Is there ANY type of joint Thai bank account whereby the survivor can avoid waiting for/dealing with probate?

 

I don't know any details but it's been posted before there is a joint account described as an either/or account which allows a survivor to carry on using it in the even of the other holder's death.

30 minutes ago, treetops said:

 

I don't know any details but it's been posted before there is a joint account described as an either/or account which allows a survivor to carry on using it in the even of the other holder's death.

Your posts I find spot on. 

Not sure about this one. 

Lot of misinformation about what happens upon death of account holder even if its a joint account. imo hearsay that access to account is unrestricted

 

12 minutes ago, DrJack54 said:

Your posts I find spot on. 

Not sure about this one. 

Lot of misinformation about what happens upon death of account holder even if its a joint account. imo hearsay that access to account is unrestricted

 

As I said, no personal experience but it has been mentioned several times in banking related threads.  I've no idea of the accuracy of the posts but they come from a few different sources (although at least one was a retread I think).

 

https://aseannow.com/topic/1053324-joint-bank-account-requiring-only-1-signature/

 

https://aseannow.com/topic/1328519-is-it-possible-for-a-non-thai-and-thai-married-couple-to-have-a-joint-bank-account/#comment-18952756

 

https://aseannow.com/topic/1317924-joint-bank-account-with-thai-partner/#comment-18642165

 

https://aseannow.com/topic/1345982-anyone-use-a-pod-pay-on-death-form-with-their-thai-bank/#comment-19441757

 

42 minutes ago, treetops said:

I've no idea of the accuracy of the posts but they come from a few different sources (although at least one was a retread I think).

Yeah. I've read many threads re this. 

Even recall where teller told customer to withdraw all money ASAP using ATM. 

Some crazy advice. 

One option is to use income method. 

After many years on retirement extensions using 800k all read round, I now use income and as soon as funds (monthly) hit my account they transfed into my Thai partner account. 

Basically zero balance in my Thai bank account 

The advice that a surviving spouse should use the ATM card after the other spouse's death to withdraw money out of an account (any account, joint or not!) was something I heard a lawyer state to a farang i was helping recently to prepare a last Will and Testament.

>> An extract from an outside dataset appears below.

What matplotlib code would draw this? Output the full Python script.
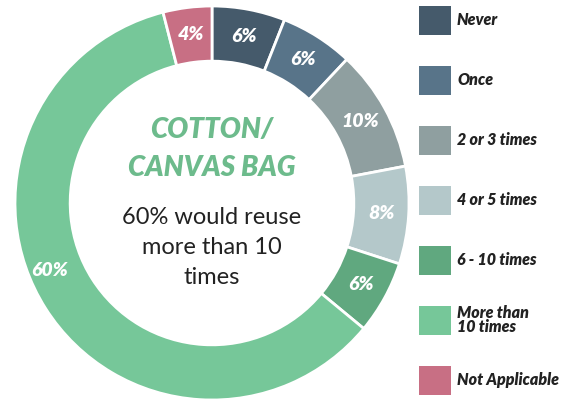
import matplotlib.pyplot as plt
from matplotlib.patches import Rectangle

# данные
labels = ['Never', 'Once', '2 or 3 times', '4 or 5 times', '6 - 10 times',
          'More than\n10 times', 'Not Applicable']
values = [6, 6, 10, 8, 6, 60, 4]
colors = ['#455a6b', '#587489', '#8f9fa0', '#b4c8ca', '#60a87f', '#76c799', '#c86f84']

W, H = 586, 401
fig = plt.figure(figsize=(W / 100, H / 100), dpi=100)
ax = fig.add_axes([0, 0, 1, 1])

cx, cy, R = 212, H - 203, 197
wedges, texts, autotexts = ax.pie(
    values, colors=colors, startangle=90, counterclock=False,
    center=(cx, cy), radius=R, frame=True,
    wedgeprops=dict(width=R * 0.28, edgecolor='white', linewidth=2),
    autopct=lambda p: '%d%%' % round(p), pctdistance=0.86,
    textprops=dict(color='white', fontsize=14, fontweight='heavy',
                   fontstyle='italic', family='Lato'))
ax.set_xlim(0, W)
ax.set_ylim(0, H)
ax.set_aspect('equal')
ax.axis('off')

# подпись 60% чуть дальше по кольцу, как в оригинале
autotexts[5].set_position((50, H - 270))

# центр
green = '#6dbb8c'
ax.text(cx, H - 130, 'COTTON/', ha='center', va='center', fontsize=20,
        fontweight='heavy', fontstyle='italic', color=green, family='Lato')
ax.text(cx, H - 168, 'CANVAS BAG', ha='center', va='center', fontsize=20,
        fontweight='heavy', fontstyle='italic', color=green, family='Lato')
for i, line in enumerate(['60% would reuse', 'more than 10', 'times']):
    ax.text(cx, H - 217 - i * 30.5, line, ha='center', va='center',
            fontsize=17, color='#222222', family='Lato')

# легенда
for i, (lab, col) in enumerate(zip(labels, colors)):
    yc = H - (20 + i * 60)
    ax.add_patch(Rectangle((419, yc - 14.5), 32, 29, facecolor=col, edgecolor='none'))
    ax.text(457, yc, lab, ha='left', va='center', fontsize=11.5,
            fontweight='heavy', fontstyle='italic', color='#222222',
            family='Lato', linespacing=0.9)

fig.savefig('out.png', dpi=100)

On 11/8/2025 at 12:22 PM, udontomi said:

I'm having a problem with my Thai wife understanding the difference between a US bank/brokerage account JTROS and our Bangkok Bank joint account.  She thinks they work the same upon my death.  It's my understanding that our JTROS passes directly to her without going through Thai probate

Just asking. Did you look into the US tax consequences of a JTROS? I was considering naming my wife as a beneficiary on my Fidelity brokerage & Chase bank accounts until I read some of the rules (see below). Also, I read if I put her in my WILL which had to go through probate, there would be a 40% tax on any monies above $60k. So, my plan is to let my daughter transfer money to my non-US citizen spouse up to the yearly gift exclusion limits to avoid any US tax consequences.

 

Holding property in joint tenancy with a non-citizen spouse is generally not recommended due to significant U.S. estate tax complications, as the surviving spouse may face a full estate tax liability on the entire property's value instead of a 50% split.

 

What happens when the U.S. citizen spouse passes away naming the non-U.S. citizen spouse as beneficiary? The answer is, the non-U.S. citizen spouse can inherit property in the manner as a citizen. However, under federal estate tax rules, a surviving spouse who is not a U.S. citizen must pay taxes on the inherited amount. The unlimited marital deduction rule does not apply! The federal government does not want someone who isn’t a citizen to inherit assets and pay no estate tax for fear that those assets would leave the country untaxed.

  • Author

Thanks, but many replies are off-topic.  My question is not how Thai joint accounts work, but how to explain to my Thai wife how US JTROS are DIFFERENT from Thai joint tenancies.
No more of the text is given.